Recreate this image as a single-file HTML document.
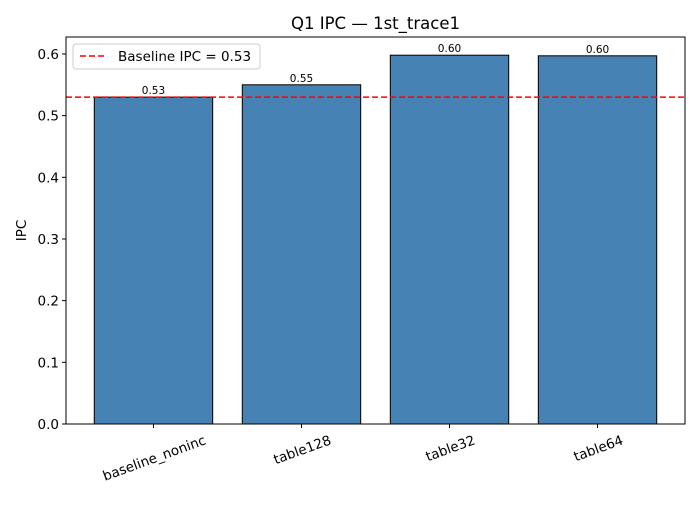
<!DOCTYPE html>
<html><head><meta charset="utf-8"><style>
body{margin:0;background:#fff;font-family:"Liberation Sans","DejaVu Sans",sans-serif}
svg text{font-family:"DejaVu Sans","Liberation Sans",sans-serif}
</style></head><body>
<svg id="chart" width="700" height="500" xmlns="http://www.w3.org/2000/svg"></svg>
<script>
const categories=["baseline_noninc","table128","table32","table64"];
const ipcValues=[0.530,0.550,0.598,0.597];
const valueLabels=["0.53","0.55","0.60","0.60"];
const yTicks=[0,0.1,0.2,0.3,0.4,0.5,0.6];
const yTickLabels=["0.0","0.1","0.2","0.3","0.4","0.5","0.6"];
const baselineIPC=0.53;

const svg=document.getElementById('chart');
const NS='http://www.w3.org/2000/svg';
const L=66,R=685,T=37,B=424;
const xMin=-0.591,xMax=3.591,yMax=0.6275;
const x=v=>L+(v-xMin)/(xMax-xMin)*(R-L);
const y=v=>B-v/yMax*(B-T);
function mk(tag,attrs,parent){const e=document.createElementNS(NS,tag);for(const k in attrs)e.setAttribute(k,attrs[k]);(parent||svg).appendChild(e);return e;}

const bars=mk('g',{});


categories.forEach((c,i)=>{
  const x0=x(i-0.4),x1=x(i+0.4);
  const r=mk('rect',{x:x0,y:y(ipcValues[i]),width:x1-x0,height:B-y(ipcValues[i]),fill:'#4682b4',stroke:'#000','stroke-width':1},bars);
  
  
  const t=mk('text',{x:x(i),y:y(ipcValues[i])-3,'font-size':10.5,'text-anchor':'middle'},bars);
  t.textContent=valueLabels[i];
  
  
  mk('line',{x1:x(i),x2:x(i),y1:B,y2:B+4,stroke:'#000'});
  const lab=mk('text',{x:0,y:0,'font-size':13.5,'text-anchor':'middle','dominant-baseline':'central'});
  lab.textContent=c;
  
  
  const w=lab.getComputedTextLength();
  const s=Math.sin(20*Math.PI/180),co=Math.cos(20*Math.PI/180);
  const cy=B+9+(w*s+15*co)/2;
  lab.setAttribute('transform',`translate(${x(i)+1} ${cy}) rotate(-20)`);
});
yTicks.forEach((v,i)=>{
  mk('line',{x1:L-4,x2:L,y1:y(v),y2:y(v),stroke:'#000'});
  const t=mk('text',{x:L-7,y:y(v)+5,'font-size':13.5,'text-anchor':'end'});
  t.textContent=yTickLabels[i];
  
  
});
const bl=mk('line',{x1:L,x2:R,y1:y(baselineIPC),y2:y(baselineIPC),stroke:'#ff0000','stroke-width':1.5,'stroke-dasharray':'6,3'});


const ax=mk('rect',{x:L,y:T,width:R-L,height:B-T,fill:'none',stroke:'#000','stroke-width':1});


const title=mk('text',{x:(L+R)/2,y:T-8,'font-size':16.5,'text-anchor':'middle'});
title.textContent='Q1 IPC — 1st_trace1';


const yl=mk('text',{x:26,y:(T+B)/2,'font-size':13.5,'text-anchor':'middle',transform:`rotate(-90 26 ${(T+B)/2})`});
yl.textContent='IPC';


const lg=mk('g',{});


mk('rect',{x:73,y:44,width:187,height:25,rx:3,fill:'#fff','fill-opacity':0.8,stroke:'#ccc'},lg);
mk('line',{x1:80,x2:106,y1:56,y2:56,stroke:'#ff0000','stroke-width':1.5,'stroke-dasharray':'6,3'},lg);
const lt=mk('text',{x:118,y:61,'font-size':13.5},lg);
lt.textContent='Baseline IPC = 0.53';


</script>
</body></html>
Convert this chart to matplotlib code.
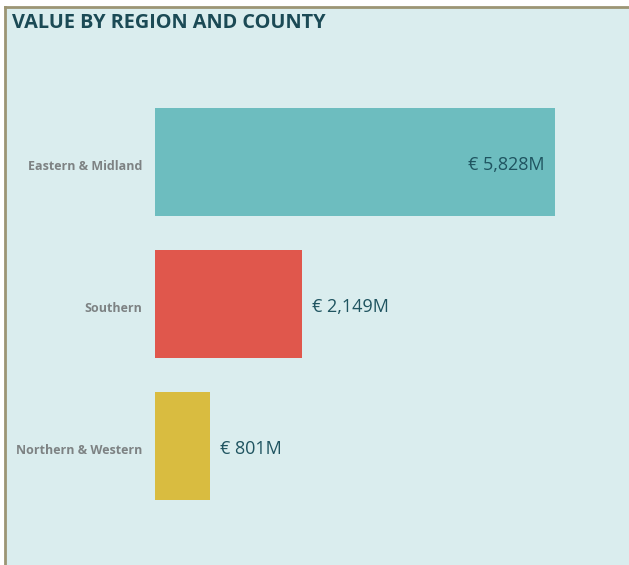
+++
What this task involves:
Write out all the entries word for word, but skip any images.

Answer to the task:
Recreate this image as a single-file HTML document.
<!DOCTYPE html>
<html><head><meta charset="utf-8"><style>
body{margin:0;background:#fff;font-family:"Liberation Sans","DejaVu Sans",sans-serif}
svg text{font-family:"DejaVu Sans","Liberation Sans",sans-serif}
</style></head><body>
<svg id="chart" width="700" height="500" xmlns="http://www.w3.org/2000/svg"></svg>
<script>
const categories=["baseline_noninc","table128","table32","table64"];
const ipcValues=[0.530,0.550,0.598,0.597];
const valueLabels=["0.53","0.55","0.60","0.60"];
const yTicks=[0,0.1,0.2,0.3,0.4,0.5,0.6];
const yTickLabels=["0.0","0.1","0.2","0.3","0.4","0.5","0.6"];
const baselineIPC=0.53;

const svg=document.getElementById('chart');
const NS='http://www.w3.org/2000/svg';
const L=66,R=685,T=37,B=424;
const xMin=-0.591,xMax=3.591,yMax=0.6275;
const x=v=>L+(v-xMin)/(xMax-xMin)*(R-L);
const y=v=>B-v/yMax*(B-T);
function mk(tag,attrs,parent){const e=document.createElementNS(NS,tag);for(const k in attrs)e.setAttribute(k,attrs[k]);(parent||svg).appendChild(e);return e;}

const bars=mk('g',{});


categories.forEach((c,i)=>{
  const x0=x(i-0.4),x1=x(i+0.4);
  const r=mk('rect',{x:x0,y:y(ipcValues[i]),width:x1-x0,height:B-y(ipcValues[i]),fill:'#4682b4',stroke:'#000','stroke-width':1},bars);
  
  
  const t=mk('text',{x:x(i),y:y(ipcValues[i])-3,'font-size':10.5,'text-anchor':'middle'},bars);
  t.textContent=valueLabels[i];
  
  
  mk('line',{x1:x(i),x2:x(i),y1:B,y2:B+4,stroke:'#000'});
  const lab=mk('text',{x:0,y:0,'font-size':13.5,'text-anchor':'middle','dominant-baseline':'central'});
  lab.textContent=c;
  
  
  const w=lab.getComputedTextLength();
  const s=Math.sin(20*Math.PI/180),co=Math.cos(20*Math.PI/180);
  const cy=B+9+(w*s+15*co)/2;
  lab.setAttribute('transform',`translate(${x(i)+1} ${cy}) rotate(-20)`);
});
yTicks.forEach((v,i)=>{
  mk('line',{x1:L-4,x2:L,y1:y(v),y2:y(v),stroke:'#000'});
  const t=mk('text',{x:L-7,y:y(v)+5,'font-size':13.5,'text-anchor':'end'});
  t.textContent=yTickLabels[i];
  
  
});
const bl=mk('line',{x1:L,x2:R,y1:y(baselineIPC),y2:y(baselineIPC),stroke:'#ff0000','stroke-width':1.5,'stroke-dasharray':'6,3'});


const ax=mk('rect',{x:L,y:T,width:R-L,height:B-T,fill:'none',stroke:'#000','stroke-width':1});


const title=mk('text',{x:(L+R)/2,y:T-8,'font-size':16.5,'text-anchor':'middle'});
title.textContent='Q1 IPC — 1st_trace1';


const yl=mk('text',{x:26,y:(T+B)/2,'font-size':13.5,'text-anchor':'middle',transform:`rotate(-90 26 ${(T+B)/2})`});
yl.textContent='IPC';


const lg=mk('g',{});


mk('rect',{x:73,y:44,width:187,height:25,rx:3,fill:'#fff','fill-opacity':0.8,stroke:'#ccc'},lg);
mk('line',{x1:80,x2:106,y1:56,y2:56,stroke:'#ff0000','stroke-width':1.5,'stroke-dasharray':'6,3'},lg);
const lt=mk('text',{x:118,y:61,'font-size':13.5},lg);
lt.textContent='Baseline IPC = 0.53';


</script>
</body></html>
Convert this chart to matplotlib code.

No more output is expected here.